● **Exercise brief**: Check every line of the data below for the string "this", and copy the ones that hold it.

::::::

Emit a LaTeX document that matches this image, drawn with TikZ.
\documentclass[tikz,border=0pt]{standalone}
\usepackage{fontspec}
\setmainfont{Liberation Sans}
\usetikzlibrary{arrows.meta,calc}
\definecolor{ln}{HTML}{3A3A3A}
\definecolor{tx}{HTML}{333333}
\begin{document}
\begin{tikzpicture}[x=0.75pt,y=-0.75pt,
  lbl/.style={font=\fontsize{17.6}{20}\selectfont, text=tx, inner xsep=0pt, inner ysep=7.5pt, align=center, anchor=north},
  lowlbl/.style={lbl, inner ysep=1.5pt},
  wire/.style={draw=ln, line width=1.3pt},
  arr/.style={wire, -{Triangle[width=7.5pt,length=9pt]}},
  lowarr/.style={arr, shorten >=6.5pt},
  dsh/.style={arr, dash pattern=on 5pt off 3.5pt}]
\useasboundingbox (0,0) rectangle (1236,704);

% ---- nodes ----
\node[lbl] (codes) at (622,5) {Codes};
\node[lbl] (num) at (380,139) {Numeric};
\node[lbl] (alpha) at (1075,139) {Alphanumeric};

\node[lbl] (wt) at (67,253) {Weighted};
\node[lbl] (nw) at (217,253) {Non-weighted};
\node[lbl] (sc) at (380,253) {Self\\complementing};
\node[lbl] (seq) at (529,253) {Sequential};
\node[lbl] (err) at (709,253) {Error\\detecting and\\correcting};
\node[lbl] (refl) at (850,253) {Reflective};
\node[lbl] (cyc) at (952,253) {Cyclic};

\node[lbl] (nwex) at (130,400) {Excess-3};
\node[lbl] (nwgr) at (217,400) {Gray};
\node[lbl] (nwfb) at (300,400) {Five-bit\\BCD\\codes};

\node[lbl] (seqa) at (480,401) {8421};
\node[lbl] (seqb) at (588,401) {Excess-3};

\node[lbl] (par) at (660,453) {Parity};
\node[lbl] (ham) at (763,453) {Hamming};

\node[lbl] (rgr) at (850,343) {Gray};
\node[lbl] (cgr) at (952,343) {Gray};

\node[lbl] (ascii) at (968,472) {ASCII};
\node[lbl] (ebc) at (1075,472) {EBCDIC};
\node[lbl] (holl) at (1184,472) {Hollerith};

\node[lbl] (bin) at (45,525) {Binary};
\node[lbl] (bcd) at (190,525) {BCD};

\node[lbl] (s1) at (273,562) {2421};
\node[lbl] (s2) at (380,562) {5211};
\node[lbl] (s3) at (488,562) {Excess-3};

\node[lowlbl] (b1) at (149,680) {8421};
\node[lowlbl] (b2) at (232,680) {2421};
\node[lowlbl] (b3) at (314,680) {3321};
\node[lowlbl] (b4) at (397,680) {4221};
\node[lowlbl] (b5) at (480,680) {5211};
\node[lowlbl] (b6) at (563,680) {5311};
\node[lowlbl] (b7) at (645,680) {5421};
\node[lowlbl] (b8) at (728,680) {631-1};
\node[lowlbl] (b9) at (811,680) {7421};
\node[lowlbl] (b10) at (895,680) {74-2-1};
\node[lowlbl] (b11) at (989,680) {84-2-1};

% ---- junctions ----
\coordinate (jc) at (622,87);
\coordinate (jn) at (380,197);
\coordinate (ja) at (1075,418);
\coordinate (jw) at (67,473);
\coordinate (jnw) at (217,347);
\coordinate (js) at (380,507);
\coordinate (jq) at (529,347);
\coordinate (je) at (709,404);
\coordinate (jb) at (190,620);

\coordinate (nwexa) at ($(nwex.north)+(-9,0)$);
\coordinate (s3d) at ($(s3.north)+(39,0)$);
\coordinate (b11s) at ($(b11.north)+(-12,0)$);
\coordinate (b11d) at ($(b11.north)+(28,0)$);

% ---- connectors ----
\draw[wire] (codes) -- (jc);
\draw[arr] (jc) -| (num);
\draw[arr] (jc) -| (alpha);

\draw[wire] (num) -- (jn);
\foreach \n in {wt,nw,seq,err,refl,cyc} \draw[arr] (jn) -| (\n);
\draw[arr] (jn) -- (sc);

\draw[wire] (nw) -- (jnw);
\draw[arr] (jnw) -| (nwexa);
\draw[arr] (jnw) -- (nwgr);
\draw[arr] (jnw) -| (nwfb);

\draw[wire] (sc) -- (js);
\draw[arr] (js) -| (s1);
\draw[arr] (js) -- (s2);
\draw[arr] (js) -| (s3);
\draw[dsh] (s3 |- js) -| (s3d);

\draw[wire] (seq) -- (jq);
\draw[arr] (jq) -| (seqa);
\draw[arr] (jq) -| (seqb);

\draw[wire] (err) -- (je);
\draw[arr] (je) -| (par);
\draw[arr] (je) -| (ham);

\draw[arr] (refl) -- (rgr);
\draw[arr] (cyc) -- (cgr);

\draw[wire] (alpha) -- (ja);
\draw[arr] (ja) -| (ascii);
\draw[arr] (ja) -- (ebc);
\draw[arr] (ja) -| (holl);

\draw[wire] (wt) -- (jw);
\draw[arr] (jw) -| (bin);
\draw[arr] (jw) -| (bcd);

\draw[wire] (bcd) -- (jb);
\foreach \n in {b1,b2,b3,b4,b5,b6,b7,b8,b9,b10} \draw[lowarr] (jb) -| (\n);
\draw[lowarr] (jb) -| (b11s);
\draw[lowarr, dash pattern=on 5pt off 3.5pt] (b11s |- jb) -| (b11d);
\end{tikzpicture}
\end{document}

::::::

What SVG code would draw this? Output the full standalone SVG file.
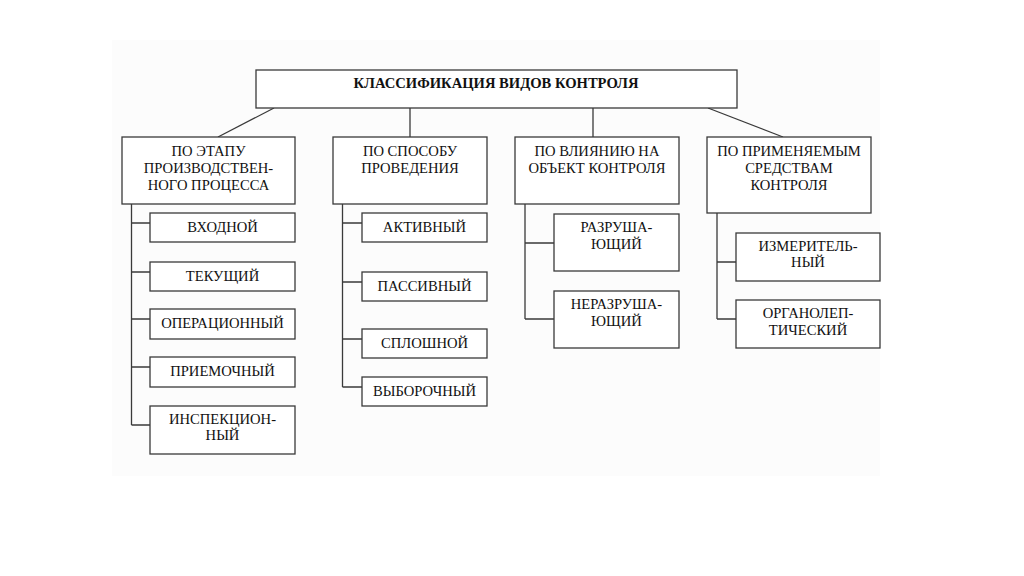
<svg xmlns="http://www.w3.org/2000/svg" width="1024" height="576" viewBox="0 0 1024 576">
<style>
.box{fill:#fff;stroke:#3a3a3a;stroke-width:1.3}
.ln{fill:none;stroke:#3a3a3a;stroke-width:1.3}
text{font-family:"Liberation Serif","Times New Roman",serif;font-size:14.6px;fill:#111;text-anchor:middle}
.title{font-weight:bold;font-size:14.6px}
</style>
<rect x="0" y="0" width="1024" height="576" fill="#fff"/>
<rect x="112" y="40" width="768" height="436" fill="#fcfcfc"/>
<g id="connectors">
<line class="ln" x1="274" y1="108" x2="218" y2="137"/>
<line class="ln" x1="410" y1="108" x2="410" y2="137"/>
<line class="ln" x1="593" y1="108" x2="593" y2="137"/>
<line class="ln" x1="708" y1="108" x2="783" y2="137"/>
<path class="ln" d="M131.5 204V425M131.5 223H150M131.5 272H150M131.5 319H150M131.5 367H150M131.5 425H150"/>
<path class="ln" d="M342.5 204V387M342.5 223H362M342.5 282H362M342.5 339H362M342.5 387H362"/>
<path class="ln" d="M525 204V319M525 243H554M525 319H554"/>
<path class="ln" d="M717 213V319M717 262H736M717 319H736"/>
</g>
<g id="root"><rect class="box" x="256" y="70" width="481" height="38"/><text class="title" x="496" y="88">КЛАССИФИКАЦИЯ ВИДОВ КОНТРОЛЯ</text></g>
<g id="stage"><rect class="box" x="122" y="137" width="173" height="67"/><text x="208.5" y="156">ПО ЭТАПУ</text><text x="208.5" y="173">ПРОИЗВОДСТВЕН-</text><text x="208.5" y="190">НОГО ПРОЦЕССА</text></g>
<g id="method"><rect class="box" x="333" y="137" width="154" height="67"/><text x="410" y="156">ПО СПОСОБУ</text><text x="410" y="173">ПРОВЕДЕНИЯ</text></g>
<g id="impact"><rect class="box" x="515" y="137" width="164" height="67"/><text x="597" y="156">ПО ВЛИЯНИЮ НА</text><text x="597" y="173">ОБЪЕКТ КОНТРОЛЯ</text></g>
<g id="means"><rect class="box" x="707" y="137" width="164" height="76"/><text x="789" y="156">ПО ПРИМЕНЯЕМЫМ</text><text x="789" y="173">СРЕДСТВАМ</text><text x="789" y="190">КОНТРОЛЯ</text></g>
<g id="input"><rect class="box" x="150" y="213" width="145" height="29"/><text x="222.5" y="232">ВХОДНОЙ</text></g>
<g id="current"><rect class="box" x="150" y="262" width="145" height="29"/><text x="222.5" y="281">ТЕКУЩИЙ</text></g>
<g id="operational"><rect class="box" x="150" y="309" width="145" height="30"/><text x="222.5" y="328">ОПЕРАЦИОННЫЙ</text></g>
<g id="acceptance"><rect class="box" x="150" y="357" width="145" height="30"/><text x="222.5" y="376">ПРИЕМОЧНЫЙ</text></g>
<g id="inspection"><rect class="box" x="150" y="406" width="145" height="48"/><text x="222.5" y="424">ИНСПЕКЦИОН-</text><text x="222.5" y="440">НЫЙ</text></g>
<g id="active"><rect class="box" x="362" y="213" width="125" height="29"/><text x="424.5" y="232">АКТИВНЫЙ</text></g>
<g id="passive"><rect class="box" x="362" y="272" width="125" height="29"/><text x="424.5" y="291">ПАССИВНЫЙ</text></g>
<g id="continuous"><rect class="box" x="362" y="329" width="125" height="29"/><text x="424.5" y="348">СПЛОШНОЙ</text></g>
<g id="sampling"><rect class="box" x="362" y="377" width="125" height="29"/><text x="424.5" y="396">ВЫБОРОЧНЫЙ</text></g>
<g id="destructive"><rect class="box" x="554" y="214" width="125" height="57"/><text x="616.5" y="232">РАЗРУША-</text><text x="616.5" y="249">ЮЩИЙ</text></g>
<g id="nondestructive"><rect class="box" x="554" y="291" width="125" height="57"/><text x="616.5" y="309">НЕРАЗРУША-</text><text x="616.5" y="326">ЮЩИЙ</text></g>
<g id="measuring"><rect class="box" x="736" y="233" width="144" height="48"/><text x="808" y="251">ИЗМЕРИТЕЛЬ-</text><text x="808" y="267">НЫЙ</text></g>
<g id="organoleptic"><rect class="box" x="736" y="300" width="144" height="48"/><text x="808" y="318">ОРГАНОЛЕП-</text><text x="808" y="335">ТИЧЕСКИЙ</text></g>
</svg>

::::::

● **Final result**:
Emit a LaTeX document that matches this image, drawn with TikZ.
What SVG code would draw this? Output the full standalone SVG file.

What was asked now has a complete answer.